Илюшин взъерошил волосы.
– Мне не давали покоя мелкие несоответствия. Зачем Баренцева дважды ездила на вокзал? Почему время на чеке не совпадает с ее появлением? Я тебе тогда сказал, что это не чек, помнишь? Я имел в виду, что это не оригинал чека, а его копия. А это действительно был не чек. Точнее, не только чек, но еще и ключ от сейфа.
– Штрих-код, – кивнул Сергей.
– Ага. Штрих-код открывает ячейку. Но он одноразовый, вот что важно. Открыл ячейку – оплачивай ее заново. Если бы мы с тобой сами доехали до вокзала и попытались что-то положить в камеру хранения, то поняли бы всё. Оксана тоже сообразила это в субботу. Но она уже предвкушала развлечение, и ее было не остановить. Требовалось, в сущности, не так уж много: зарегистрировать новый почтовый ящик для одного-единственного сообщения и купить портативный принтер.

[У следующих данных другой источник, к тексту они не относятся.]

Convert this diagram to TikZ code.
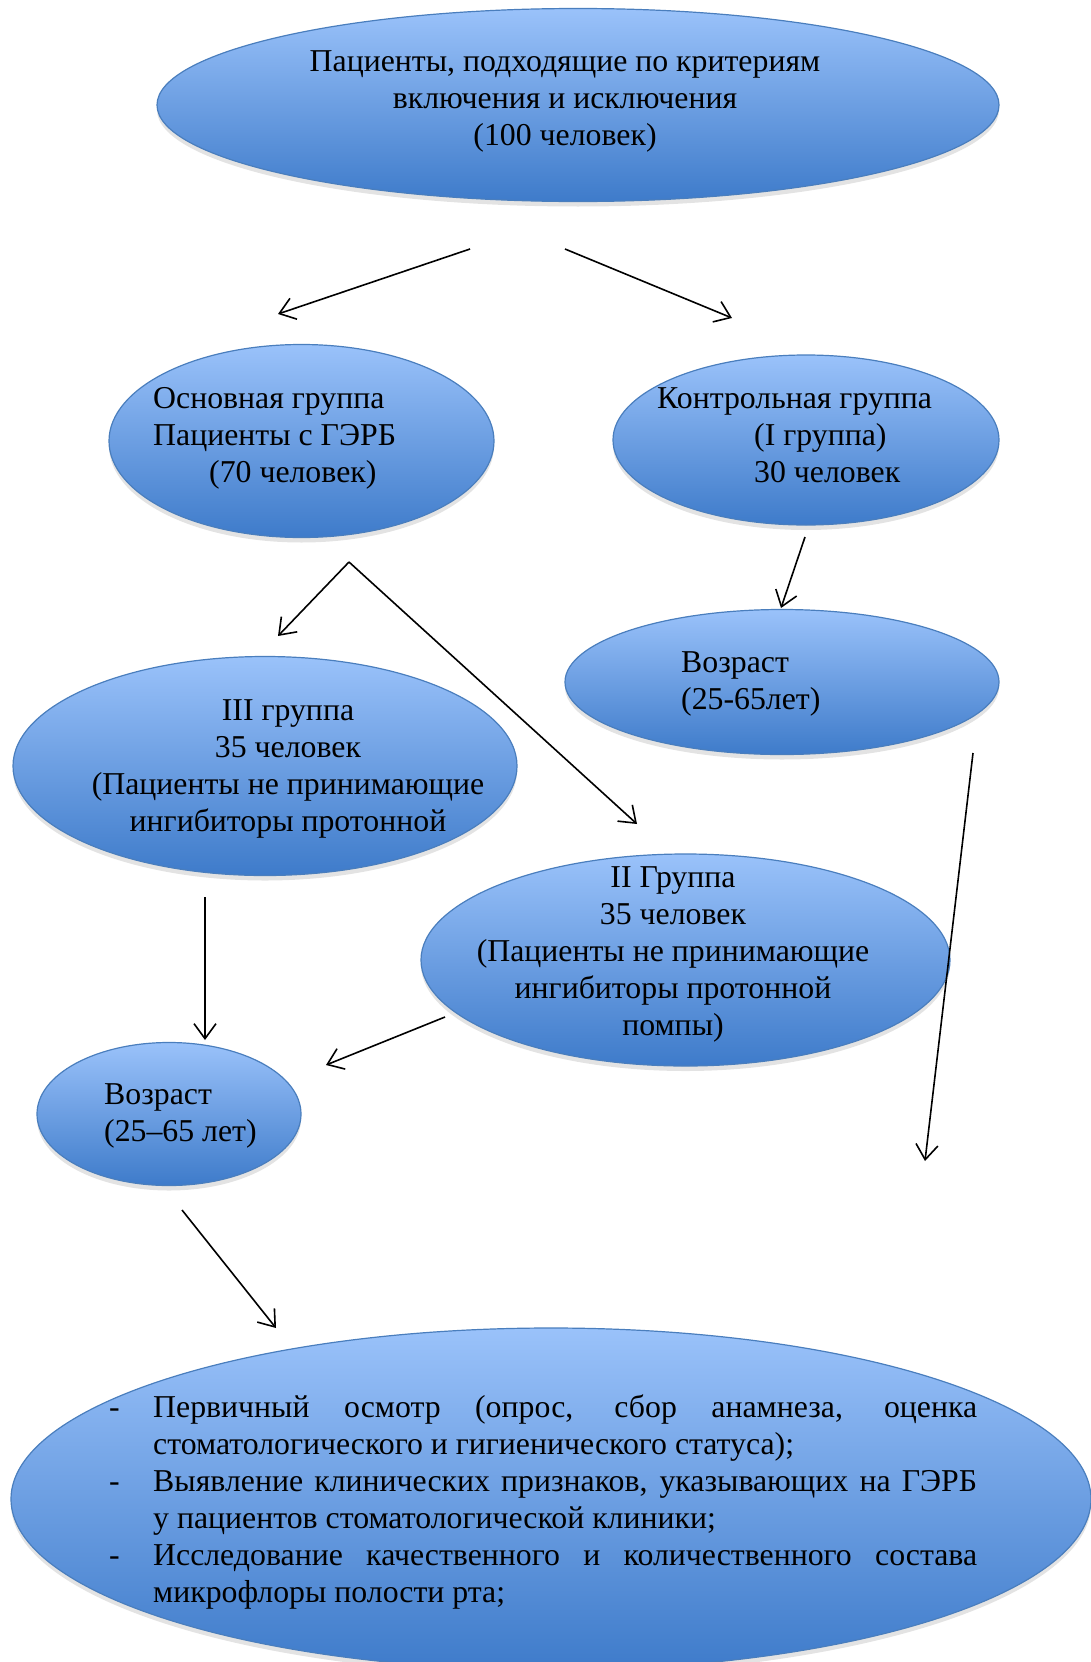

– Если бы ее благоверный помчался в полицию с заявлением о шантаже, по этому ящику ее и вычислили бы, – заметил Бабкин.
– Она не верила, что он это сделает. И оказалась права.
Они помолчали.
– Слушай, а что это ты его пожалел? – не удержался Бабкин.
– Может, я Татарову посочувствовал! Если бы Баренцев уперся и не стал ни в чем признаваться, на него навалилась бы та еще работенка…
– Хахаха! Ты? Посочувствовал парню, который женился на дочери человека, живущего в доме с сайдингом? Да не смеши меня! Не, тут что-то другое. Может, ты к старости становишься сентиментальным?
– Может, – согласился Илюшин. – По-моему, Токмакова идет… Я на минуту.